JL1: Well, the family still works. And that’s, I think—one of the reasons people like us so much is that they want—they really get upset if they don’t see a family member on the floor, in the kitchen, you know. When they call out here, they want to talk to a family member. So they really are invested not just in the restaurant but in the family working in the restaurant.

 [00:10:49]

JL2: Right.

JL1: We still actually work—it’s not like he just turned around and handed it off.

JL2/LL: Mmmhmmm. Yeah

JL1: The restaurant’s doing good now—doesn’t mean we can hand it off because, once we do that, it’s over.

JL2: Right. On that side, there’s always somebody—you will always see somebody like Jody was saying—there’s always somebody on the floor. There’s always somebody in the kitchen. Lanny’s in the kitchen all the time, as with myself. If he’s not here, I’m here. But him—Lanny and myself are always here. Always. And if I’m off, he’s here. Vice-versa. I mean, but there’s always a family member and, you know, food quality, service, all that, is very important.

KR: Can you talk a little bit Lanny, about your experience growing up in the restaurant?
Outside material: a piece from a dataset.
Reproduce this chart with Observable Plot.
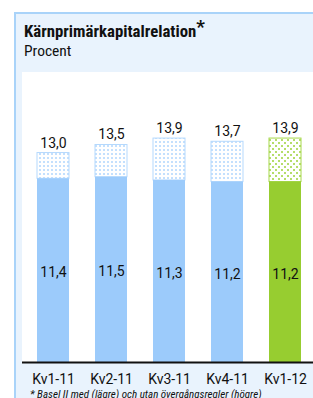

LL: Of course I can. [Laughs] Well, actually my experience is—it’s not so much an experience as a work experience. It’s a livelihood. It’s been, I guess what my grandfather and my grandmother instilled—it’s a passion, I mean, so it’s more or less—it is my lifestyle. I don’t see it as work, I don’t see it as—yeah, I see the employees as family. I mean, everything is—it’s a whole another world almost, you know. And um, huh? [Inaudible] It is home. It’s—I mean, everyone’s problems is here, we have like three hundred people that work for us, you know, and they all come, you know, asking, if they have problems. They always come to me, or if they—and this is all kinds of problems. Not just the money problems, but also emotional problems or problems with their family, or problems with their kids, you know. So I mean, it’s, it’s—everyday it’s not so much, you know, the working aspect that I would say as it is keeping the harmony and everything together as a whole, you know. It’s everybody working as one and stuff like that. So it’s more or less—it is an experience in life to me more. And it’s, it’s my—our life, let’s put it that way. And, I don’t really see as work, you know, because everybody keeps saying, “when are you going to retire?” And “when am going to start working,” you know? I just never have thought about it that way, you know. And it’s just that I can’t see—I mean the, like I said, the—my grandmother instilled a passion in me. That’s her picture right up there—and I’ve just always had it in me. And, I think that’s why it’s been so successful because the family all has this passion, you know, for this this place. And it’s not so much about the money because you know the money is—if it was about the money we’d be out in Puerto Vallarta [Mexico] you know, driving around, you know, if it was about that. It’s not about that. And it’s not about that. I mean, we’re here twenty-four seven, seven days a week, and that’s not exactly what you work to make a lot of money for. You know, it’s, you know, you have to, there’s something else in there, and that something else is a passion for the business. And that’s virtually all that I have for my life here.